** Begin **

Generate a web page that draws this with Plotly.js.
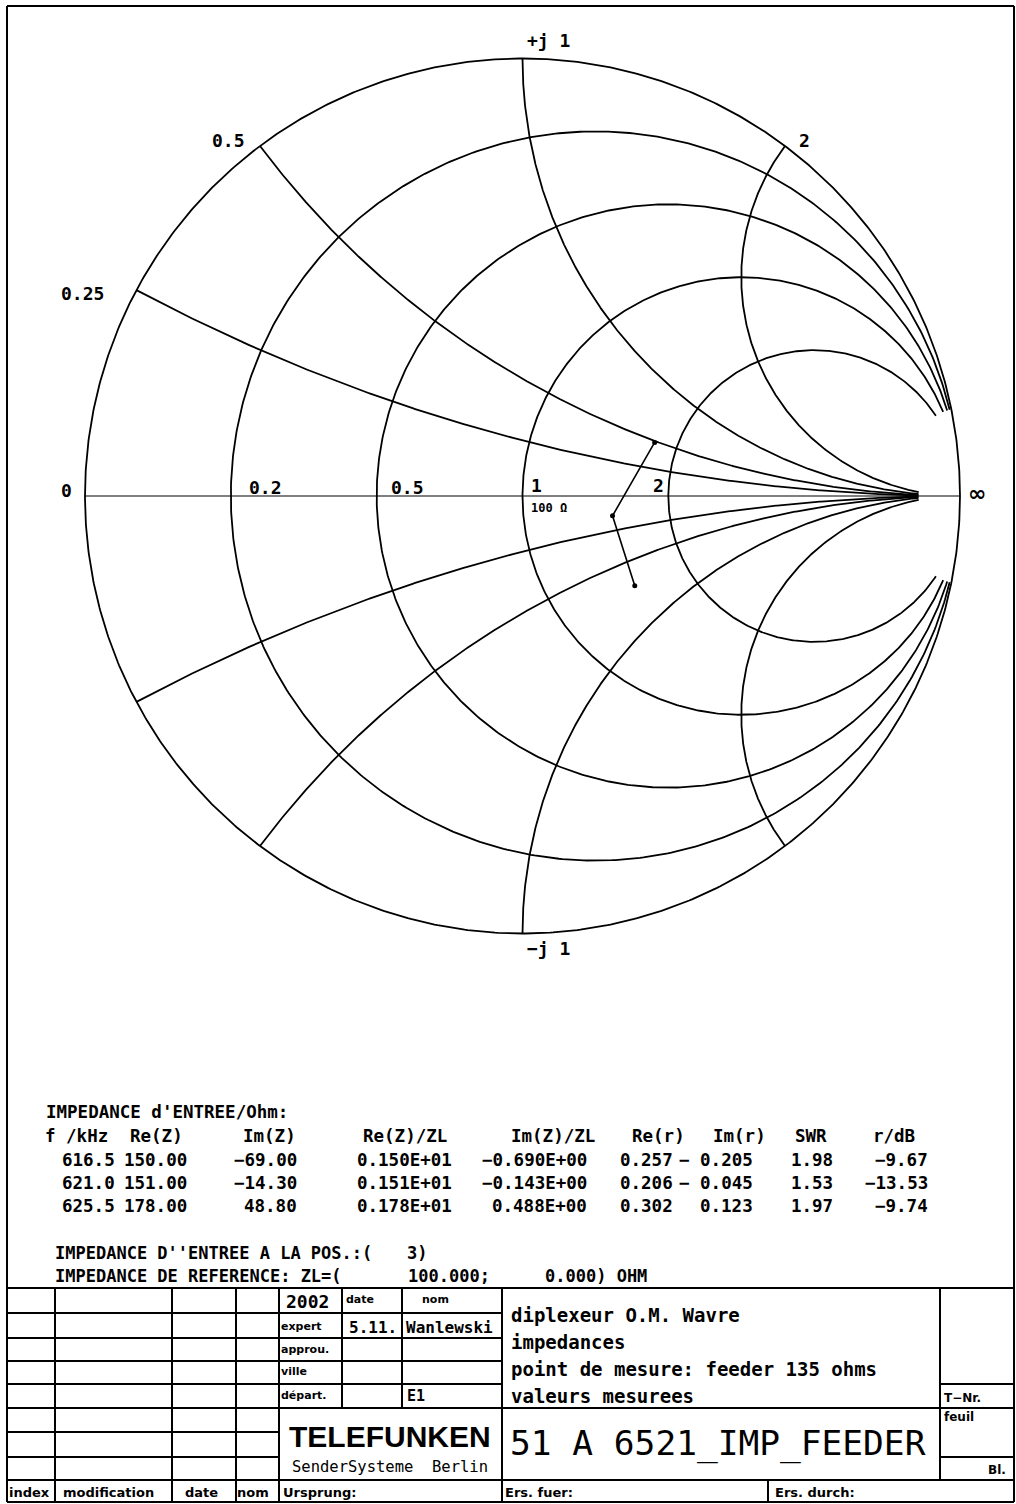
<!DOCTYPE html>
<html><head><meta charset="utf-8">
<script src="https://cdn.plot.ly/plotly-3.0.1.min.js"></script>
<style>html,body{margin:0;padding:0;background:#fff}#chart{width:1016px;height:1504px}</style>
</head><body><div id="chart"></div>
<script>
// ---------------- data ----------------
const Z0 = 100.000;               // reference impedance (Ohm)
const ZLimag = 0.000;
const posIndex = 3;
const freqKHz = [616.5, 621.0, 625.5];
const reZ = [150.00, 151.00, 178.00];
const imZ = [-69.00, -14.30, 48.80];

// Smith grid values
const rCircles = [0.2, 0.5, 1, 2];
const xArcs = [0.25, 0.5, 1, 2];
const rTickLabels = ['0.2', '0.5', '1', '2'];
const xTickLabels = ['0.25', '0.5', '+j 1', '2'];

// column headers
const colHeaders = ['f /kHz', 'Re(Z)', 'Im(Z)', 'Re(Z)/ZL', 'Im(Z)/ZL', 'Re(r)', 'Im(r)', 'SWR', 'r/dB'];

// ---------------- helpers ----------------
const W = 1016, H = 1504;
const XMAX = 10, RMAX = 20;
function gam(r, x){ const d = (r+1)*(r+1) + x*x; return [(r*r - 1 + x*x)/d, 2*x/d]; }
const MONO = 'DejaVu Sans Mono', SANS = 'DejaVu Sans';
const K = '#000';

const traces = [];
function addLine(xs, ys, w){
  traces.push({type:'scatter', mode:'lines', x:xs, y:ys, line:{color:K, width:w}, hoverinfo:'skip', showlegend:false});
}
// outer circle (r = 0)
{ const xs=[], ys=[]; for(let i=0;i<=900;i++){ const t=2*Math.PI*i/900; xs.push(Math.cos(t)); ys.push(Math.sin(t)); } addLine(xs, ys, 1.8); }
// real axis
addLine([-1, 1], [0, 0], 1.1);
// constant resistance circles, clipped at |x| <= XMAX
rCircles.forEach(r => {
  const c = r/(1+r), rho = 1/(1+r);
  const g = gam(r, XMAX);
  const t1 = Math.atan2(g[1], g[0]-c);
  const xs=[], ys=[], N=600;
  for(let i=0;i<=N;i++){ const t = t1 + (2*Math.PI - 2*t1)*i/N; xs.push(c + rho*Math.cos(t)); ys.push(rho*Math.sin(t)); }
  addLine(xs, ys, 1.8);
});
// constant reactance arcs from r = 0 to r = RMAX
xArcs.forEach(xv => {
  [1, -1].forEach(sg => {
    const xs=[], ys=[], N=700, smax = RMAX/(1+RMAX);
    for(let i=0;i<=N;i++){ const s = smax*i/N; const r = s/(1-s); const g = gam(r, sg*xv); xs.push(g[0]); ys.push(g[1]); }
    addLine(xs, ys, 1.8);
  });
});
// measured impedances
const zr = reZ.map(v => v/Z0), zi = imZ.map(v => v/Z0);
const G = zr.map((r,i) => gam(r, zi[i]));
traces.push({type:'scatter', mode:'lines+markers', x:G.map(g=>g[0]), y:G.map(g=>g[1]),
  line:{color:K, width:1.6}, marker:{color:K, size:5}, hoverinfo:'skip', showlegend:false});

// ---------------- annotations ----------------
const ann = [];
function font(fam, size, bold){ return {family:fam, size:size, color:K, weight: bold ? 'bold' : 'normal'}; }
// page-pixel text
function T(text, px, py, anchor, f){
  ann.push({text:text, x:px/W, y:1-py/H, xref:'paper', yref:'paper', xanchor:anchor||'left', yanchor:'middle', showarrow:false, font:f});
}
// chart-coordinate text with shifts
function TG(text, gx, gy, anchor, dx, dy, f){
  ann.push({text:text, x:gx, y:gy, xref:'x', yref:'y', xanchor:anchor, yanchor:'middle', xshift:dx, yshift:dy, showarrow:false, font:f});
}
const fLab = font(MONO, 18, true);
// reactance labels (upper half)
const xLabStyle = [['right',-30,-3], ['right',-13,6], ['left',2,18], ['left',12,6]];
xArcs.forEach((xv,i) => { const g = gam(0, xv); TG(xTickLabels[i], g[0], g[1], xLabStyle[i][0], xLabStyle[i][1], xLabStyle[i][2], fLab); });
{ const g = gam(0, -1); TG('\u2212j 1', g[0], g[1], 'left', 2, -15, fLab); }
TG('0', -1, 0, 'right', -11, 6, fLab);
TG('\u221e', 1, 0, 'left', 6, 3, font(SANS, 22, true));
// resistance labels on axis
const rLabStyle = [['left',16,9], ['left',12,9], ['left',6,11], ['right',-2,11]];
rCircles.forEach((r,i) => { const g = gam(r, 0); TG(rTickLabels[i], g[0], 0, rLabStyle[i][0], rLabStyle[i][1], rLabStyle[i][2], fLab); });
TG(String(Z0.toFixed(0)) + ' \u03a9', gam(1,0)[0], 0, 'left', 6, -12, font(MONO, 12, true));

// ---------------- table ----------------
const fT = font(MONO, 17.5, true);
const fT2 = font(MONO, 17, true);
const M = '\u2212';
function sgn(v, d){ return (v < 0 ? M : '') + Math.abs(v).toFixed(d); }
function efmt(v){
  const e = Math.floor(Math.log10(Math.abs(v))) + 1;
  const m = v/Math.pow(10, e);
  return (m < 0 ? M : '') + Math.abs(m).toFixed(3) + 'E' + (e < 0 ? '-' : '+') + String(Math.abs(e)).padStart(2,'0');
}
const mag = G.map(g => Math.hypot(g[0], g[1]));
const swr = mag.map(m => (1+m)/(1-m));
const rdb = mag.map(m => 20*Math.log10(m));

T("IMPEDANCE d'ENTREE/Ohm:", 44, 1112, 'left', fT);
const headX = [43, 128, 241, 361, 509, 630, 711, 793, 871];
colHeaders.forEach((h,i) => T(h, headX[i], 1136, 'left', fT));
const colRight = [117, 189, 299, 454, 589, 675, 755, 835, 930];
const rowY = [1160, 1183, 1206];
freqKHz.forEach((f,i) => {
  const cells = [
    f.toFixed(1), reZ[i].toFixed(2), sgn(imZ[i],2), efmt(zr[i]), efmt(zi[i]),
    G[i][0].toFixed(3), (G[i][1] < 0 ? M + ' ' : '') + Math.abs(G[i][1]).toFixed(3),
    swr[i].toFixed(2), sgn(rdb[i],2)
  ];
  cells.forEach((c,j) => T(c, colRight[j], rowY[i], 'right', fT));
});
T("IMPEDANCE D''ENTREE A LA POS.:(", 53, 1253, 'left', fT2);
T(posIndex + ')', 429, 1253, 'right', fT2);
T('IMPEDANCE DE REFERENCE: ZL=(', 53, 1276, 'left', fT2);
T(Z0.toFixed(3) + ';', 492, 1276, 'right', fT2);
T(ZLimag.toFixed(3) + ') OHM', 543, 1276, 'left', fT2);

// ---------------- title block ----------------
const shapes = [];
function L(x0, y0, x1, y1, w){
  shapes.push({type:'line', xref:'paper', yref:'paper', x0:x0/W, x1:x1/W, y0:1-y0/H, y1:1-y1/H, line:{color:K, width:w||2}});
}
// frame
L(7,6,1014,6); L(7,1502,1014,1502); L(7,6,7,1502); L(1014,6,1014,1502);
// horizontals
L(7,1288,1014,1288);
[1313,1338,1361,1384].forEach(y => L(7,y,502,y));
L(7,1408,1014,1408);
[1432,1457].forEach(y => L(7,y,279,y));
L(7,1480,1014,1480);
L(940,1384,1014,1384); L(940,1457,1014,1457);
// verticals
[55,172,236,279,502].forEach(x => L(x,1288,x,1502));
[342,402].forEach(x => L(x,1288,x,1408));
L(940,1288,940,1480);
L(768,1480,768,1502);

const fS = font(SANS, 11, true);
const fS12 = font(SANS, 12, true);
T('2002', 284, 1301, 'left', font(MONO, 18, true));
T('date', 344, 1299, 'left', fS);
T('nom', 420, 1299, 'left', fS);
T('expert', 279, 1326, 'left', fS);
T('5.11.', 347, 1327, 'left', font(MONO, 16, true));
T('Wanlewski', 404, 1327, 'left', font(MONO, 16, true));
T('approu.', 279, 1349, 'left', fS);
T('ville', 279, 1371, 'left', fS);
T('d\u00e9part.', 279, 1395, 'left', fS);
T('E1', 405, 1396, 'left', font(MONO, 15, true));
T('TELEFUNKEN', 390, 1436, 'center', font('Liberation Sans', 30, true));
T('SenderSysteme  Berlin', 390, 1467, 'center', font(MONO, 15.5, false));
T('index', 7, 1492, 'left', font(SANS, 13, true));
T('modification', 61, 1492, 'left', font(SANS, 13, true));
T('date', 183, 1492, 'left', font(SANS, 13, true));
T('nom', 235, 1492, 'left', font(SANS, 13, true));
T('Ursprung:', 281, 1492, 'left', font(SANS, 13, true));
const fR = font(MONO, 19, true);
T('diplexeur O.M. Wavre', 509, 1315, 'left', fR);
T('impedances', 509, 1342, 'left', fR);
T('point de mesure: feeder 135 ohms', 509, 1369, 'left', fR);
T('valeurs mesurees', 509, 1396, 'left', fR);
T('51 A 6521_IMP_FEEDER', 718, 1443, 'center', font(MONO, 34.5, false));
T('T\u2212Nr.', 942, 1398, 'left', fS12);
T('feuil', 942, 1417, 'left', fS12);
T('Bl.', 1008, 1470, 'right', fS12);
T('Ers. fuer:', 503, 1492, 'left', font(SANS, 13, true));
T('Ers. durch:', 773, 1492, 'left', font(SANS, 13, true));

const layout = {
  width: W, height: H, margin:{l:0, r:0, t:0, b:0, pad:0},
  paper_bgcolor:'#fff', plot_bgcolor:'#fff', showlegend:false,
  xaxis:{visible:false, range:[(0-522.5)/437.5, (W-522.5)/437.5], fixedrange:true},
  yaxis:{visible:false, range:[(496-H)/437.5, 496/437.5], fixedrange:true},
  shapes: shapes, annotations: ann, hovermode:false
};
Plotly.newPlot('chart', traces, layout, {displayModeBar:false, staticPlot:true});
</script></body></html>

** End **

Problem details
Determine how many lines of this listing contain "page", and give only the number.

Problem solution
2